→ The exercise: Repeat the listing in full, exactly as it stands.

** start Given data **

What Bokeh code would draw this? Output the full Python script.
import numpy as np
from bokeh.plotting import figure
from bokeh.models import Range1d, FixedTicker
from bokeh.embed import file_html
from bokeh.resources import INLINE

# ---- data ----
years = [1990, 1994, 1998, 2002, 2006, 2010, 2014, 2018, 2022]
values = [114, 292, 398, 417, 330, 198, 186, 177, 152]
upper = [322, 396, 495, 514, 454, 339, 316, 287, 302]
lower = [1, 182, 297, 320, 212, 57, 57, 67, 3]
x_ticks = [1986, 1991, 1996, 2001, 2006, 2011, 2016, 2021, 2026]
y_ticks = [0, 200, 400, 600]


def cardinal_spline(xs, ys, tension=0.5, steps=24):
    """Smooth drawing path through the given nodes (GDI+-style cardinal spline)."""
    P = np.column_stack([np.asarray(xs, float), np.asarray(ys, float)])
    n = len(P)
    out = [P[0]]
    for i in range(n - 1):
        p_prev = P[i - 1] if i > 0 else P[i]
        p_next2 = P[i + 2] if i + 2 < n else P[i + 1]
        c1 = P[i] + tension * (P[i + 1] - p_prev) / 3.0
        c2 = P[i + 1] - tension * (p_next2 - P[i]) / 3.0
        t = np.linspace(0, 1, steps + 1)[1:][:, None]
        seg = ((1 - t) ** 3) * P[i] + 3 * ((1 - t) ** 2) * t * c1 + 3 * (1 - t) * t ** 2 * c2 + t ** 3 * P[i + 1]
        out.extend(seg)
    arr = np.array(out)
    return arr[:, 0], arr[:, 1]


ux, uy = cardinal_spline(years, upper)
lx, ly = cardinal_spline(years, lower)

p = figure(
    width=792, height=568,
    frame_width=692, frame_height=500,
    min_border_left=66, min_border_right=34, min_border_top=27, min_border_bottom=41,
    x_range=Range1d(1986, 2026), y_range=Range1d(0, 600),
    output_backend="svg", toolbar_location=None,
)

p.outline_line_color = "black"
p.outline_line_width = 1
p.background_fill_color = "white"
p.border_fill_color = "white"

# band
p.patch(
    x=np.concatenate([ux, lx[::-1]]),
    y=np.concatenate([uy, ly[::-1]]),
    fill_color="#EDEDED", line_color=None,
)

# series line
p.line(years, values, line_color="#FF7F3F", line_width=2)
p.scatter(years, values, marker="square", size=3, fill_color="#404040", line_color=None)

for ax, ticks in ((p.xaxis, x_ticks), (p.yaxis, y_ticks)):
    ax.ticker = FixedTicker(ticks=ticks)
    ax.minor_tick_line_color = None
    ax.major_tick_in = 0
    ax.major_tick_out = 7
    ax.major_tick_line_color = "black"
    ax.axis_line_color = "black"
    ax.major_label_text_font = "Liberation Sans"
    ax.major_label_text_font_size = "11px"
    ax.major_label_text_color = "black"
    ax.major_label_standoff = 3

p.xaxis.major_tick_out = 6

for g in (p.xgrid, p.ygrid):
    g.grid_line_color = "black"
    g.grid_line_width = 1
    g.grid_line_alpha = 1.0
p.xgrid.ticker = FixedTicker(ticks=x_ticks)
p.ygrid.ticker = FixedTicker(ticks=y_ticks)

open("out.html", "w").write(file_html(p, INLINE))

** end Given data **

→ Written reply:
What Bokeh code would draw this? Output the full Python script.
import numpy as np
from bokeh.plotting import figure
from bokeh.models import Range1d, FixedTicker
from bokeh.embed import file_html
from bokeh.resources import INLINE

# ---- data ----
years = [1990, 1994, 1998, 2002, 2006, 2010, 2014, 2018, 2022]
values = [114, 292, 398, 417, 330, 198, 186, 177, 152]
upper = [322, 396, 495, 514, 454, 339, 316, 287, 302]
lower = [1, 182, 297, 320, 212, 57, 57, 67, 3]
x_ticks = [1986, 1991, 1996, 2001, 2006, 2011, 2016, 2021, 2026]
y_ticks = [0, 200, 400, 600]


def cardinal_spline(xs, ys, tension=0.5, steps=24):
    """Smooth drawing path through the given nodes (GDI+-style cardinal spline)."""
    P = np.column_stack([np.asarray(xs, float), np.asarray(ys, float)])
    n = len(P)
    out = [P[0]]
    for i in range(n - 1):
        p_prev = P[i - 1] if i > 0 else P[i]
        p_next2 = P[i + 2] if i + 2 < n else P[i + 1]
        c1 = P[i] + tension * (P[i + 1] - p_prev) / 3.0
        c2 = P[i + 1] - tension * (p_next2 - P[i]) / 3.0
        t = np.linspace(0, 1, steps + 1)[1:][:, None]
        seg = ((1 - t) ** 3) * P[i] + 3 * ((1 - t) ** 2) * t * c1 + 3 * (1 - t) * t ** 2 * c2 + t ** 3 * P[i + 1]
        out.extend(seg)
    arr = np.array(out)
    return arr[:, 0], arr[:, 1]


ux, uy = cardinal_spline(years, upper)
lx, ly = cardinal_spline(years, lower)

p = figure(
    width=792, height=568,
    frame_width=692, frame_height=500,
    min_border_left=66, min_border_right=34, min_border_top=27, min_border_bottom=41,
    x_range=Range1d(1986, 2026), y_range=Range1d(0, 600),
    output_backend="svg", toolbar_location=None,
)

p.outline_line_color = "black"
p.outline_line_width = 1
p.background_fill_color = "white"
p.border_fill_color = "white"

# band
p.patch(
    x=np.concatenate([ux, lx[::-1]]),
    y=np.concatenate([uy, ly[::-1]]),
    fill_color="#EDEDED", line_color=None,
)

# series line
p.line(years, values, line_color="#FF7F3F", line_width=2)
p.scatter(years, values, marker="square", size=3, fill_color="#404040", line_color=None)

for ax, ticks in ((p.xaxis, x_ticks), (p.yaxis, y_ticks)):
    ax.ticker = FixedTicker(ticks=ticks)
    ax.minor_tick_line_color = None
    ax.major_tick_in = 0
    ax.major_tick_out = 7
    ax.major_tick_line_color = "black"
    ax.axis_line_color = "black"
    ax.major_label_text_font = "Liberation Sans"
    ax.major_label_text_font_size = "11px"
    ax.major_label_text_color = "black"
    ax.major_label_standoff = 3

p.xaxis.major_tick_out = 6

for g in (p.xgrid, p.ygrid):
    g.grid_line_color = "black"
    g.grid_line_width = 1
    g.grid_line_alpha = 1.0
p.xgrid.ticker = FixedTicker(ticks=x_ticks)
p.ygrid.ticker = FixedTicker(ticks=y_ticks)

open("out.html", "w").write(file_html(p, INLINE))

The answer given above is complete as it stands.